━━━ Records

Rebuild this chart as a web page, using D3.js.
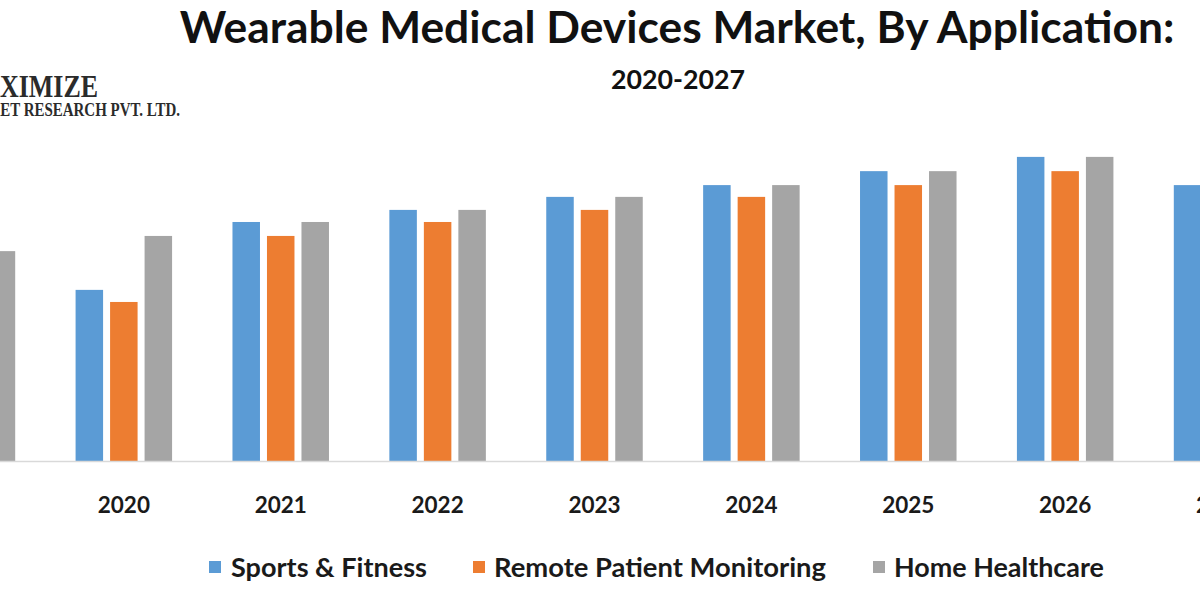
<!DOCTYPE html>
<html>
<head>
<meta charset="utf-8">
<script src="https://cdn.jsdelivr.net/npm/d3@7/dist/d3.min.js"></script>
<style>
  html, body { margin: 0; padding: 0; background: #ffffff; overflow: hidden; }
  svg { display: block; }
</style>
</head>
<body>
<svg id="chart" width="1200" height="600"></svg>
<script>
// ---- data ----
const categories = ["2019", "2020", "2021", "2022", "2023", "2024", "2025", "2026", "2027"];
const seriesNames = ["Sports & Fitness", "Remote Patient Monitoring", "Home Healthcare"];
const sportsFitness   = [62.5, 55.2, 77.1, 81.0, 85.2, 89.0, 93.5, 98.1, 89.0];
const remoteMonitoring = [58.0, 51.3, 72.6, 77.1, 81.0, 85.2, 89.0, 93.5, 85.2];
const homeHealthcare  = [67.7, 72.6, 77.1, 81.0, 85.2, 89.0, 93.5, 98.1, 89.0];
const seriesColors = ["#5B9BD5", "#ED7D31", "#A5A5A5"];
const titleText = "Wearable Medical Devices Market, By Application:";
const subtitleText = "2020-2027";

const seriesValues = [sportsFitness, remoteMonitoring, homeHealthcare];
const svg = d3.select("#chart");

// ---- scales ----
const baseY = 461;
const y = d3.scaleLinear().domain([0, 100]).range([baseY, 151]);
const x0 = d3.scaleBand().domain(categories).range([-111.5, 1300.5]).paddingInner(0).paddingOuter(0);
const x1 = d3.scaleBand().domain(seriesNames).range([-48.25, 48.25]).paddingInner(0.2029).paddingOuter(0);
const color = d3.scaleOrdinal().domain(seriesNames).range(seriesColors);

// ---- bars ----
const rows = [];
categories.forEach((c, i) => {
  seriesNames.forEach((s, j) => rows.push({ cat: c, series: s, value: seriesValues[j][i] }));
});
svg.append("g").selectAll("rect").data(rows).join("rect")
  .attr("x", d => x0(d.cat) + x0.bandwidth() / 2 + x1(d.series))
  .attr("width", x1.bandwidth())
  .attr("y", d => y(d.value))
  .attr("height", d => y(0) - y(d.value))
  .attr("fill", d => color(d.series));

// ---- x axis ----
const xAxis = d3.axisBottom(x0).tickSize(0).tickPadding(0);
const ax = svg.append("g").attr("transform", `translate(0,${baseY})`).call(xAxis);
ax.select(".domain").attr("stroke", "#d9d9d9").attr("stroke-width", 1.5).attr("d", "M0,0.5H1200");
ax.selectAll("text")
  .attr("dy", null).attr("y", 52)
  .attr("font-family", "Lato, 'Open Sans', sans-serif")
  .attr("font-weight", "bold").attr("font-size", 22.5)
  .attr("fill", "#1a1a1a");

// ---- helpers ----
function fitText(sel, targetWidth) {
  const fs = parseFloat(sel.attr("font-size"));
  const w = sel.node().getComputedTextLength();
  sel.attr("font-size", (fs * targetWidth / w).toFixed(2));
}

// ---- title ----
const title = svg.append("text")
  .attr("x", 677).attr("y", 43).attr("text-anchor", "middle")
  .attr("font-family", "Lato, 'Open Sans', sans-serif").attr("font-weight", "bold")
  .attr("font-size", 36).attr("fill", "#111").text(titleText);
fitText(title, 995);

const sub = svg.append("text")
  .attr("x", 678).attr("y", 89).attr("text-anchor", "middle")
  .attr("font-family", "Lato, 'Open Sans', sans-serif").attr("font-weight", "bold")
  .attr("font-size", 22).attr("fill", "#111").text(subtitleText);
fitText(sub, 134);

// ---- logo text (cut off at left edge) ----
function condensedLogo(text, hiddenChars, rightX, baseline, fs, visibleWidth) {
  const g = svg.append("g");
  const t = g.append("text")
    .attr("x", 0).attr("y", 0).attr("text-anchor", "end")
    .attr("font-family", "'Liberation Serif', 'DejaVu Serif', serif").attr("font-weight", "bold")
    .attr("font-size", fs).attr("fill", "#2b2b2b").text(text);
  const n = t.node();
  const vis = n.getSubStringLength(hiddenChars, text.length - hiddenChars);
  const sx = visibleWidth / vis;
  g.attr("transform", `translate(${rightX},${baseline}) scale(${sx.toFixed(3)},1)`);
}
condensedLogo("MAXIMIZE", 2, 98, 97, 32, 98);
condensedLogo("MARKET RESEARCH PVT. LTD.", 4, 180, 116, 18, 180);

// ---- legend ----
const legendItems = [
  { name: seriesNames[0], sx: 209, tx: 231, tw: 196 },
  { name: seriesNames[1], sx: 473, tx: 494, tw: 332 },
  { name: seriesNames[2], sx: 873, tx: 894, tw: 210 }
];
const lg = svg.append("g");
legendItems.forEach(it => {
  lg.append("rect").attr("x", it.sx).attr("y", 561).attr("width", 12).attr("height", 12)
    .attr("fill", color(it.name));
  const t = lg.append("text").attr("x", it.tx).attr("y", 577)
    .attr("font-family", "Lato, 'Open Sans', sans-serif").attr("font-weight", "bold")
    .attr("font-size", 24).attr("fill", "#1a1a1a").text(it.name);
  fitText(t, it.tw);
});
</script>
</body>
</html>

━━━━━━
━━━ Records

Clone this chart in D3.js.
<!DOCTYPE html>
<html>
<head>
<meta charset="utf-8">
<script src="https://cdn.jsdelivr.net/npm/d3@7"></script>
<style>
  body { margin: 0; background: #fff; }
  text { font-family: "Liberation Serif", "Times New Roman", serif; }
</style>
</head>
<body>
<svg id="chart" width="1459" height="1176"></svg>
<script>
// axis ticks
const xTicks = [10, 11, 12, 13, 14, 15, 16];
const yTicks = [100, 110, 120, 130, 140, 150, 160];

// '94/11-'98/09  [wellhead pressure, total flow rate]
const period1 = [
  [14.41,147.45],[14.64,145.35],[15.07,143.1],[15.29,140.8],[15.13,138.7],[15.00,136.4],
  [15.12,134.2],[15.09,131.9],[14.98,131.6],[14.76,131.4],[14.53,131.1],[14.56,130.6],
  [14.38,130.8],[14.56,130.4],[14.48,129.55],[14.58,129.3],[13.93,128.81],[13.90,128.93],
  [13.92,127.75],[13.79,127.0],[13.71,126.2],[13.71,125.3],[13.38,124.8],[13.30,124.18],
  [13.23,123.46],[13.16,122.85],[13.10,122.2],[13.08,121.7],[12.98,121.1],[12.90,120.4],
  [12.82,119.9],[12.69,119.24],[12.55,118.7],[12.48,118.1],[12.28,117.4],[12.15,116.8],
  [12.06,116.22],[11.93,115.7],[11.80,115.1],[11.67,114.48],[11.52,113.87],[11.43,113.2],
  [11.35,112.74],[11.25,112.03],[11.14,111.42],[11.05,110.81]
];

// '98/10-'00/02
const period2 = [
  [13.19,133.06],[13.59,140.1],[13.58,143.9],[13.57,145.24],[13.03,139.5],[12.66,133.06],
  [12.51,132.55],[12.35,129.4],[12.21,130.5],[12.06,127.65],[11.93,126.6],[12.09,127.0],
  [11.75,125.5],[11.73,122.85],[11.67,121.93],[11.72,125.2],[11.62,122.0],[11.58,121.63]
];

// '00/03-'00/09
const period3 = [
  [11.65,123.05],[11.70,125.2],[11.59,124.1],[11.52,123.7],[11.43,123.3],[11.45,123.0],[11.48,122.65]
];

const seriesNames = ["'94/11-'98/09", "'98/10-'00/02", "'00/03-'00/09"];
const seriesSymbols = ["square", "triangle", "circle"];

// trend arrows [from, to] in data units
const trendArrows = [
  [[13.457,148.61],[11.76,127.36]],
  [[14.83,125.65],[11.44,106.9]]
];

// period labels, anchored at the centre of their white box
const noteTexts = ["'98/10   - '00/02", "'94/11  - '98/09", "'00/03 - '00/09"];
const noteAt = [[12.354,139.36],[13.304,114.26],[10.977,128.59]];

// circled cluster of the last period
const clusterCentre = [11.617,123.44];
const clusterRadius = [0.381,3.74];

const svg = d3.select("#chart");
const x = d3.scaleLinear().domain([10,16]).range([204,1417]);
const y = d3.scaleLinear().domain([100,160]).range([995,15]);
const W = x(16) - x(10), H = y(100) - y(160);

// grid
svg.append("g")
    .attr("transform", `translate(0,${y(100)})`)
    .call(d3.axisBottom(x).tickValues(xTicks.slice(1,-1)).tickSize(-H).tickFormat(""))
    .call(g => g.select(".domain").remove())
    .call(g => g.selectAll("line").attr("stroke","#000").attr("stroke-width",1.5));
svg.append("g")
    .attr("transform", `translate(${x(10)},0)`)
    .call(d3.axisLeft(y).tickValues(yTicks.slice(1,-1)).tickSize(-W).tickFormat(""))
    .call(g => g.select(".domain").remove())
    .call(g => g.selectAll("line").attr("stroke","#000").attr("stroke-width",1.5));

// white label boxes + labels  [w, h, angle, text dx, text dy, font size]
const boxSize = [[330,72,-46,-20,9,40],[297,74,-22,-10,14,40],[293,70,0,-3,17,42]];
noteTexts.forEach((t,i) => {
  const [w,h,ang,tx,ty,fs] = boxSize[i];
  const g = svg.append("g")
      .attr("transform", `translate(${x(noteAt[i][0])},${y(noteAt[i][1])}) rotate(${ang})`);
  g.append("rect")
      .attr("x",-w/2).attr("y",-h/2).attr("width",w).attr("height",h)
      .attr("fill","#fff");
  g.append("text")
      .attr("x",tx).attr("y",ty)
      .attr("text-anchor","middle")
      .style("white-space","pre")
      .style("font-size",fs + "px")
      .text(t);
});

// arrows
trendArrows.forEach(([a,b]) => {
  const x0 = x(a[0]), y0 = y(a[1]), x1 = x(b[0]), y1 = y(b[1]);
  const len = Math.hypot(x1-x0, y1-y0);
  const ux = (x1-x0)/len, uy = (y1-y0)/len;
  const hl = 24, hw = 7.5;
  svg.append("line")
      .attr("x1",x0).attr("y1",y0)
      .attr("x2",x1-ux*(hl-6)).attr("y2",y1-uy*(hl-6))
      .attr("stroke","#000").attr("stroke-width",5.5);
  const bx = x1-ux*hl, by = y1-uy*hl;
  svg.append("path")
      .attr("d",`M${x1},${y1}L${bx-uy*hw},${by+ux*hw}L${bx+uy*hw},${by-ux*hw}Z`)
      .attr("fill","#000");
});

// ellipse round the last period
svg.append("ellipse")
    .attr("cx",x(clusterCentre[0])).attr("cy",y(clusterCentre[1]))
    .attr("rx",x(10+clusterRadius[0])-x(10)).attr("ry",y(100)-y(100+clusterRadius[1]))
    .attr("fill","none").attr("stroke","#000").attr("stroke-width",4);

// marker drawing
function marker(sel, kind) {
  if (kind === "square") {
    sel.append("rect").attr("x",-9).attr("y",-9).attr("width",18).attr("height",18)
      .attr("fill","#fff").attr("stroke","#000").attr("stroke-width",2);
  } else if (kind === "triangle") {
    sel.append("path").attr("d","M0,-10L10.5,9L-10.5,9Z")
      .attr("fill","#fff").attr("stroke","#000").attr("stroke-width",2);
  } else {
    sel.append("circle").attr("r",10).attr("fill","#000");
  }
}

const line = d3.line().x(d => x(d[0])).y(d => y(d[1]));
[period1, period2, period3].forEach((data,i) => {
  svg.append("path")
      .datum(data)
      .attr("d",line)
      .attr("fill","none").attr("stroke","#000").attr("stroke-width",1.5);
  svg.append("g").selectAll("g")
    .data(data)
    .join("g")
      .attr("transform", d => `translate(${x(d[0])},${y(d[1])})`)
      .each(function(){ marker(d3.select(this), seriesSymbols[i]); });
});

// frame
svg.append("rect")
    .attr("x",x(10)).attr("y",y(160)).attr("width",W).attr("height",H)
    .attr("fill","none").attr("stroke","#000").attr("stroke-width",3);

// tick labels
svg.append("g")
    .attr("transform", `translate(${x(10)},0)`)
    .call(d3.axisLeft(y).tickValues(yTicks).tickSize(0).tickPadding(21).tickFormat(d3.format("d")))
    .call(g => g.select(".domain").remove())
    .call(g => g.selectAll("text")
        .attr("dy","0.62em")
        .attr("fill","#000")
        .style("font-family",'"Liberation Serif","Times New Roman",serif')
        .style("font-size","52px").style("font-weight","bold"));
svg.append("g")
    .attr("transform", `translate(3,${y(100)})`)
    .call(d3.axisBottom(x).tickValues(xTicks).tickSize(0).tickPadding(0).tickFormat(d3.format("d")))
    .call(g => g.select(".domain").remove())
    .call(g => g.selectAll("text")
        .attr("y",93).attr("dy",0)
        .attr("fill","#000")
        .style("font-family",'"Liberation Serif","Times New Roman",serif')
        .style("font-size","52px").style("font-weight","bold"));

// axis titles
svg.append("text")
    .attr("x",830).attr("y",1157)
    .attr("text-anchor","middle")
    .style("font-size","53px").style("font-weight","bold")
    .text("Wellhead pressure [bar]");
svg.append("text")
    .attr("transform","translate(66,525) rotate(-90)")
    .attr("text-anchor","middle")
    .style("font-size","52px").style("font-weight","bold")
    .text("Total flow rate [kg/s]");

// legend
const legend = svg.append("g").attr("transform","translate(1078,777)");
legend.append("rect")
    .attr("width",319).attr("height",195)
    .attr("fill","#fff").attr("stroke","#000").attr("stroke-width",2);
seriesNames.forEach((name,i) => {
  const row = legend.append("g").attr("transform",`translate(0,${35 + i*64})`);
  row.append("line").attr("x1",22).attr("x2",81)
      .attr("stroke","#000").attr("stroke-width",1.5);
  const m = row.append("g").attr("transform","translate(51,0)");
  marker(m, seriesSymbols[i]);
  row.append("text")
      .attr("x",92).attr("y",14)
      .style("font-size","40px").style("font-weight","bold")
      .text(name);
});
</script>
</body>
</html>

━━━━━━
━━━ Records

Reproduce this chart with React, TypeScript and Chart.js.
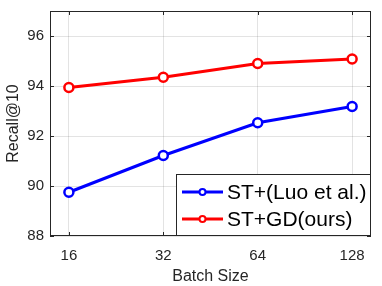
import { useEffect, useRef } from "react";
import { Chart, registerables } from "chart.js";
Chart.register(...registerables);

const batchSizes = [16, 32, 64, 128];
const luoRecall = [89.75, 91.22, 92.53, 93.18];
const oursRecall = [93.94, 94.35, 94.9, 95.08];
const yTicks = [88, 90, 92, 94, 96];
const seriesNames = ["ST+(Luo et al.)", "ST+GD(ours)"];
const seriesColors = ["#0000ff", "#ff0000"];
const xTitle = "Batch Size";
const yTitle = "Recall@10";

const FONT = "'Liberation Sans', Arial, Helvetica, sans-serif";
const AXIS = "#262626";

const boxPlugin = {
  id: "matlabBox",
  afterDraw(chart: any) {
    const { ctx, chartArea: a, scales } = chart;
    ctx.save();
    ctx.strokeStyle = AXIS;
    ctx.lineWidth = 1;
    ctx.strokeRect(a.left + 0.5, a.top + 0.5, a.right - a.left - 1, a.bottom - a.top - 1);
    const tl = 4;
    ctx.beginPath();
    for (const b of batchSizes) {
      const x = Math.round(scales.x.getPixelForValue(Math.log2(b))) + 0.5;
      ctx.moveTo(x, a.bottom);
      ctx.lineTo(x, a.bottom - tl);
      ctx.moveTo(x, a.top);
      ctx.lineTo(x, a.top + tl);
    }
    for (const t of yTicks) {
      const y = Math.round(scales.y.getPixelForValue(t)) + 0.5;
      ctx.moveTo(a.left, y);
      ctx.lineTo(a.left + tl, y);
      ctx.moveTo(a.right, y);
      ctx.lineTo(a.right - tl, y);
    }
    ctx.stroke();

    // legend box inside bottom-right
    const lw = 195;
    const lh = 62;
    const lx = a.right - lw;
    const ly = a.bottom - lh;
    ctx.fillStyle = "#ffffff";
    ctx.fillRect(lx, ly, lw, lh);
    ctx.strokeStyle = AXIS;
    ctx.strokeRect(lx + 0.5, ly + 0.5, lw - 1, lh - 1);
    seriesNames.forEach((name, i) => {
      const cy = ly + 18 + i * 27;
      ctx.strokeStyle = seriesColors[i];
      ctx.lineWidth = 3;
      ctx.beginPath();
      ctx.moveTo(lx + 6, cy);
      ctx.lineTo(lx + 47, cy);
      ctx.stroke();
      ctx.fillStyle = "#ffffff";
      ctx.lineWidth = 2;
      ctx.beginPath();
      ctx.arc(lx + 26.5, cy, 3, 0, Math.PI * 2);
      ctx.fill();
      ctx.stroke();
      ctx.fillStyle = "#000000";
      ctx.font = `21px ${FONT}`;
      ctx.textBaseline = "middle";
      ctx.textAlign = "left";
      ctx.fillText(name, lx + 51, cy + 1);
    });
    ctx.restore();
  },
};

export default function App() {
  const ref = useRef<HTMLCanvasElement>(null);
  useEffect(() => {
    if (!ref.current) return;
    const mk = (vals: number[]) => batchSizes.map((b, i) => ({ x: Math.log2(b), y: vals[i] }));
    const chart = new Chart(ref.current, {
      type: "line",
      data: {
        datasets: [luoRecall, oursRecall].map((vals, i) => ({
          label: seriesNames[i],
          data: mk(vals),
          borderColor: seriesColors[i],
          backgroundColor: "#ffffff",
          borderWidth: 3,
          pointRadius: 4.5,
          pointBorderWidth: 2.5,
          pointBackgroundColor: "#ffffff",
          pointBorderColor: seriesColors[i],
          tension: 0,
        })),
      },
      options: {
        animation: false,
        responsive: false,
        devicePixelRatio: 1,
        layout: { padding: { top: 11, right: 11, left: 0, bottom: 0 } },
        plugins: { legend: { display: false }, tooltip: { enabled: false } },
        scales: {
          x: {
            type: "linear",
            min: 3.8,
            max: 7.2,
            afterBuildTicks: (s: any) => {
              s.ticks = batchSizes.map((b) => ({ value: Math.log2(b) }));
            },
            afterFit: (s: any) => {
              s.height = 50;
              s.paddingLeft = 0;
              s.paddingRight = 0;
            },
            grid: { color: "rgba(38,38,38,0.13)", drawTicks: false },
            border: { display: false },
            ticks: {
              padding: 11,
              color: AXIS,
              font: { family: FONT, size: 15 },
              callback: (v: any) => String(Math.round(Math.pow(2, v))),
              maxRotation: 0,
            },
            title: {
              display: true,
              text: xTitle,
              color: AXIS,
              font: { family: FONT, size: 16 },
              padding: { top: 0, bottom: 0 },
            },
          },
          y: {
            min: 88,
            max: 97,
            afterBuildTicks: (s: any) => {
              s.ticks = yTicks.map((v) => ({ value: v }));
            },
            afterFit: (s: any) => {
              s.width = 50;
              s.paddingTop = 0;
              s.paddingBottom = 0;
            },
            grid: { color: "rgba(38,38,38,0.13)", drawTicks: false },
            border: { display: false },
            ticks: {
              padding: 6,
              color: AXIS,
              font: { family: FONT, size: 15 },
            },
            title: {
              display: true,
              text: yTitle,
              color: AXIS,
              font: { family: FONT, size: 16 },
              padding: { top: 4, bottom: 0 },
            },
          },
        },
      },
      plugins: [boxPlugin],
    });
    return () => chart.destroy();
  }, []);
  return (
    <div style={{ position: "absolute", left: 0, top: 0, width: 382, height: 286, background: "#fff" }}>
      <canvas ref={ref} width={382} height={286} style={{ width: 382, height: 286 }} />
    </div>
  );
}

━━━━━━

▶ **Work to complete**
Go through the material line by line. Show each line that contains the string "this".

▶ **Worked answer**
Rebuild this chart as a web page, using D3.js.
Clone this chart in D3.js.
      .each(function(){ marker(d3.select(this), seriesSymbols[i]); });
Reproduce this chart with React, TypeScript and Chart.js.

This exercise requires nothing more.